▶ TASK BRIEF
From the first line of the data below through the line holding "2, decimals: 1", output each line exactly and leave the pictures out.

▶ INFORMATION SUPPLIED

------------------------

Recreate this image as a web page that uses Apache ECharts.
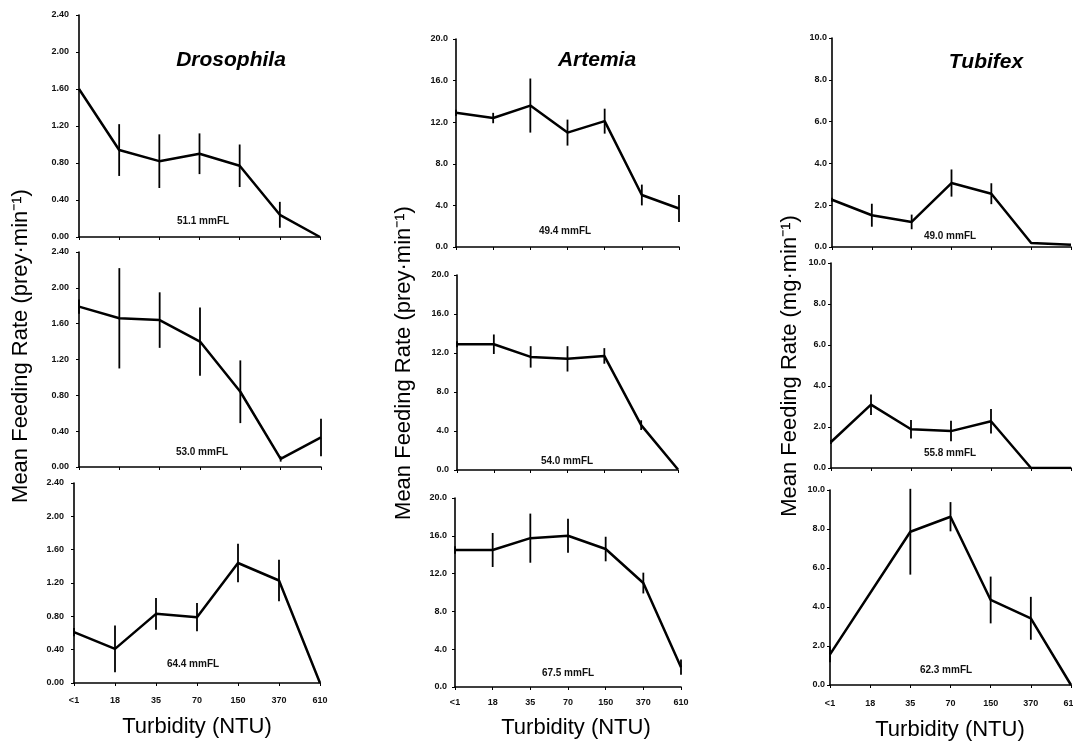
<!DOCTYPE html>
<html>
<head>
<meta charset="utf-8">
<script src="https://cdn.jsdelivr.net/npm/echarts@6/dist/echarts.min.js"></script>
<style>
html,body{margin:0;padding:0;background:#fff;}
#c{width:1073px;height:744px;}
</style>
</head>
<body>
<div id="c"></div>
<script>
// ---------- DATA ----------
const categories = ['<1', '18', '35', '70', '150', '370', '610'];

// Drosophila (prey·min-1)
const droso51 = [1.60, 0.94, 0.82, 0.90, 0.77, 0.24, 0.00];
const droso51Err = [0.00, 0.28, 0.29, 0.22, 0.23, 0.14, 0.00];
const droso53 = [1.79, 1.66, 1.64, 1.40, 0.84, 0.09, 0.33];
const droso53Err = [0.08, 0.56, 0.31, 0.38, 0.35, 0.03, 0.21];
const droso64 = [0.61, 0.41, 0.83, 0.79, 1.44, 1.23, 0.00];
const droso64Err = [0.05, 0.28, 0.19, 0.17, 0.23, 0.25, 0.00];

// Artemia (prey·min-1)
const artem49 = [12.9, 12.4, 13.6, 11.0, 12.1, 5.0, 3.7];
const artem49Err = [0.3, 0.5, 2.6, 1.25, 1.2, 1.0, 1.3];
const artem54 = [12.9, 12.9, 11.6, 11.4, 11.7, 4.6, 0.05];
const artem54Err = [0.3, 1.0, 1.1, 1.3, 0.8, 0.5, 0.0];
const artem67 = [14.5, 14.5, 15.75, 16.0, 14.6, 11.0, 2.1];
const artem67Err = [0.4, 1.8, 2.6, 1.8, 1.3, 1.1, 0.8];

// Tubifex (mg·min-1)
const tubi49 = [2.26, 1.52, 1.20, 3.06, 2.55, 0.19, 0.11];
const tubi49Err = [0.10, 0.55, 0.35, 0.65, 0.50, 0.00, 0.00];
const tubi55 = [1.27, 3.09, 1.89, 1.80, 2.28, 0.00, 0.00];
const tubi55Err = [0.10, 0.50, 0.45, 0.50, 0.60, 0.00, 0.00];
const tubi62 = [1.57, null, 7.86, 8.63, 4.36, 3.42, 0.00];
const tubi62Err = [0.40, null, 2.20, 0.75, 1.20, 1.10, 0.00];

// Axis scales
const drosoAxis = { min: 0, max: 2.4, interval: 0.4, decimals: 2 };
const artemAxis = { min: 0, max: 20, interval: 4, decimals: 1 };
const tubiAxis = { min: 0, max: 10, interval: 2, decimals: 1 };

const sizeLabels = ['51.1 mmFL', '53.0 mmFL', '64.4 mmFL',
                    '49.4 mmFL', '54.0 mmFL', '67.5 mmFL',
                    '49.0 mmFL', '55.8 mmFL', '62.3 mmFL'];
const speciesTitles = ['Drosophila', 'Artemia', 'Tubifex'];
const yTitles = ['Mean Feeding Rate (prey\u00B7min\u207B\u00B9)',
                 'Mean Feeding Rate (prey\u00B7min\u207B\u00B9)',
                 'Mean Feeding Rate (mg\u00B7min\u207B\u00B9)'];
const xTitle = 'Turbidity (NTU)';

// ---------- LAYOUT ----------
const panels = [
  { mean: droso51, err: droso51Err, axis: drosoAxis, grid: {left: 79, top: 15, width: 241, height: 222}, bottom: false, lab: [203, 221], ym: 10 },
  { mean: droso53, err: droso53Err, axis: drosoAxis, grid: {left: 79, top: 252, width: 242, height: 215}, bottom: false, lab: [202, 452], ym: 10 },
  { mean: droso64, err: droso64Err, axis: drosoAxis, grid: {left: 74, top: 483, width: 246, height: 200}, bottom: true, lab: [193, 664], lm: 13, ym: 10 },
  { mean: artem49, err: artem49Err, axis: artemAxis, grid: {left: 456, top: 39, width: 223, height: 208}, bottom: false, lab: [565, 231], ym: 8 },
  { mean: artem54, err: artem54Err, axis: artemAxis, grid: {left: 457, top: 275, width: 221, height: 195}, bottom: false, lab: [567, 461], ym: 8 },
  { mean: artem67, err: artem67Err, axis: artemAxis, grid: {left: 455, top: 498, width: 226, height: 189}, bottom: true, lab: [568, 673], lm: 11, ym: 8 },
  { mean: tubi49, err: tubi49Err, axis: tubiAxis, grid: {left: 832, top: 38, width: 239, height: 209}, bottom: false, lab: [950, 236], ym: 5 },
  { mean: tubi55, err: tubi55Err, axis: tubiAxis, grid: {left: 831, top: 263, width: 240, height: 205}, bottom: false, lab: [950, 453], ym: 5 },
  { mean: tubi62, err: tubi62Err, axis: tubiAxis, grid: {left: 830, top: 490, width: 241, height: 195}, bottom: true, lab: [946, 670], lm: 14, ym: 5 }
];

const tickFont = { fontFamily: 'Liberation Sans, Arial, sans-serif', fontSize: 9, fontWeight: 'bold', color: '#111' };

const grids = [], xAxes = [], yAxes = [], series = [];
panels.forEach((p, i) => {
  grids.push(Object.assign({ containLabel: false, outerBoundsMode: 'none' }, p.grid));
  xAxes.push({
    type: 'category', gridIndex: i, data: categories, boundaryGap: false,
    axisLine: { lineStyle: { color: '#000', width: 1.6 } },
    axisTick: { show: true, length: 3, lineStyle: { color: '#000', width: 1 } },
    axisLabel: Object.assign({ show: p.bottom, margin: p.lm || 12, interval: 0, hideOverlap: false }, tickFont),
    splitLine: { show: false }
  });
  yAxes.push({
    type: 'value', gridIndex: i, min: p.axis.min, max: p.axis.max, interval: p.axis.interval,
    axisLine: { show: true, lineStyle: { color: '#000', width: 1.6 } },
    axisTick: { show: true, length: 3, lineStyle: { color: '#000', width: 1 } },
    axisLabel: Object.assign({ margin: p.ym, formatter: v => v.toFixed(p.axis.decimals) }, tickFont),
    splitLine: { show: false }
  });
  series.push({
    type: 'line', xAxisIndex: i, yAxisIndex: i, data: p.mean, connectNulls: true,
    symbol: 'none', lineStyle: { color: '#000', width: 2.5 }, silent: true, z: 3
  });
  const errData = [];
  p.err.forEach((e, k) => {
    if (e !== null && p.mean[k] !== null && e > 0) errData.push([k, p.mean[k] - e, p.mean[k] + e]);
  });
  series.push({
    type: 'custom', xAxisIndex: i, yAxisIndex: i, data: errData, silent: true, z: 4,
    encode: { x: 0, y: [1, 2] },
    renderItem: function (params, api) {
      const lo = api.coord([api.value(0), api.value(1)]);
      const hi = api.coord([api.value(0), api.value(2)]);
      return { type: 'line', shape: { x1: lo[0], y1: lo[1], x2: hi[0], y2: hi[1] },
               style: { stroke: '#000', lineWidth: 1.8 } };
    }
  });
});

// ---------- TEXT ----------
const graphic = [];
panels.forEach((p, i) => {
  graphic.push({ type: 'text', x: p.lab[0], y: p.lab[1], silent: true,
    style: { text: sizeLabels[i], textAlign: 'center', textVerticalAlign: 'middle',
      font: 'bold 10px "Liberation Sans", Arial, sans-serif', fill: '#111' } });
});
const titlePos = [[231, 60], [597, 60], [986, 62]];
speciesTitles.forEach((t, i) => {
  graphic.push({ type: 'text', x: titlePos[i][0], y: titlePos[i][1], silent: true,
    style: { text: t, textAlign: 'center', textVerticalAlign: 'middle',
      font: 'italic bold 21px "Liberation Sans", Arial, sans-serif', fill: '#000' } });
});
const yTitlePos = [[21, 346], [404, 363], [790, 366]];
yTitles.forEach((t, i) => {
  graphic.push({ type: 'text', x: yTitlePos[i][0], y: yTitlePos[i][1], rotation: Math.PI / 2, silent: true,
    style: { text: t, textAlign: 'center', textVerticalAlign: 'middle',
      font: '22px "Liberation Sans", Arial, sans-serif', fill: '#000' } });
});
const xTitlePos = [[197, 727], [576, 728], [950, 730]];
xTitlePos.forEach(pos => {
  graphic.push({ type: 'text', x: pos[0], y: pos[1], silent: true,
    style: { text: xTitle, textAlign: 'center', textVerticalAlign: 'middle',
      font: '22px "Liberation Sans", Arial, sans-serif', fill: '#000' } });
});

const chart = echarts.init(document.getElementById('c'), null, { renderer: 'canvas' });
chart.setOption({
  backgroundColor: '#fff',
  animation: false,
  grid: grids, xAxis: xAxes, yAxis: yAxes, series: series, graphic: graphic
});
</script>
</body>
</html>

------------------------

▶ RESULT OF THE TASK
Recreate this image as a web page that uses Apache ECharts.
<!DOCTYPE html>
<html>
<head>
<meta charset="utf-8">
<script src="https://cdn.jsdelivr.net/npm/echarts@6/dist/echarts.min.js"></script>
<style>
html,body{margin:0;padding:0;background:#fff;}
#c{width:1073px;height:744px;}
</style>
</head>
<body>
<div id="c"></div>
<script>
// ---------- DATA ----------
const categories = ['<1', '18', '35', '70', '150', '370', '610'];

// Drosophila (prey·min-1)
const droso51 = [1.60, 0.94, 0.82, 0.90, 0.77, 0.24, 0.00];
const droso51Err = [0.00, 0.28, 0.29, 0.22, 0.23, 0.14, 0.00];
const droso53 = [1.79, 1.66, 1.64, 1.40, 0.84, 0.09, 0.33];
const droso53Err = [0.08, 0.56, 0.31, 0.38, 0.35, 0.03, 0.21];
const droso64 = [0.61, 0.41, 0.83, 0.79, 1.44, 1.23, 0.00];
const droso64Err = [0.05, 0.28, 0.19, 0.17, 0.23, 0.25, 0.00];

// Artemia (prey·min-1)
const artem49 = [12.9, 12.4, 13.6, 11.0, 12.1, 5.0, 3.7];
const artem49Err = [0.3, 0.5, 2.6, 1.25, 1.2, 1.0, 1.3];
const artem54 = [12.9, 12.9, 11.6, 11.4, 11.7, 4.6, 0.05];
const artem54Err = [0.3, 1.0, 1.1, 1.3, 0.8, 0.5, 0.0];
const artem67 = [14.5, 14.5, 15.75, 16.0, 14.6, 11.0, 2.1];
const artem67Err = [0.4, 1.8, 2.6, 1.8, 1.3, 1.1, 0.8];

// Tubifex (mg·min-1)
const tubi49 = [2.26, 1.52, 1.20, 3.06, 2.55, 0.19, 0.11];
const tubi49Err = [0.10, 0.55, 0.35, 0.65, 0.50, 0.00, 0.00];
const tubi55 = [1.27, 3.09, 1.89, 1.80, 2.28, 0.00, 0.00];
const tubi55Err = [0.10, 0.50, 0.45, 0.50, 0.60, 0.00, 0.00];
const tubi62 = [1.57, null, 7.86, 8.63, 4.36, 3.42, 0.00];
const tubi62Err = [0.40, null, 2.20, 0.75, 1.20, 1.10, 0.00];

// Axis scales
const drosoAxis = { min: 0, max: 2.4, interval: 0.4, decimals: 2 };
const artemAxis = { min: 0, max: 20, interval: 4, decimals: 1 };
const tubiAxis = { min: 0, max: 10, interval: 2, decimals: 1 };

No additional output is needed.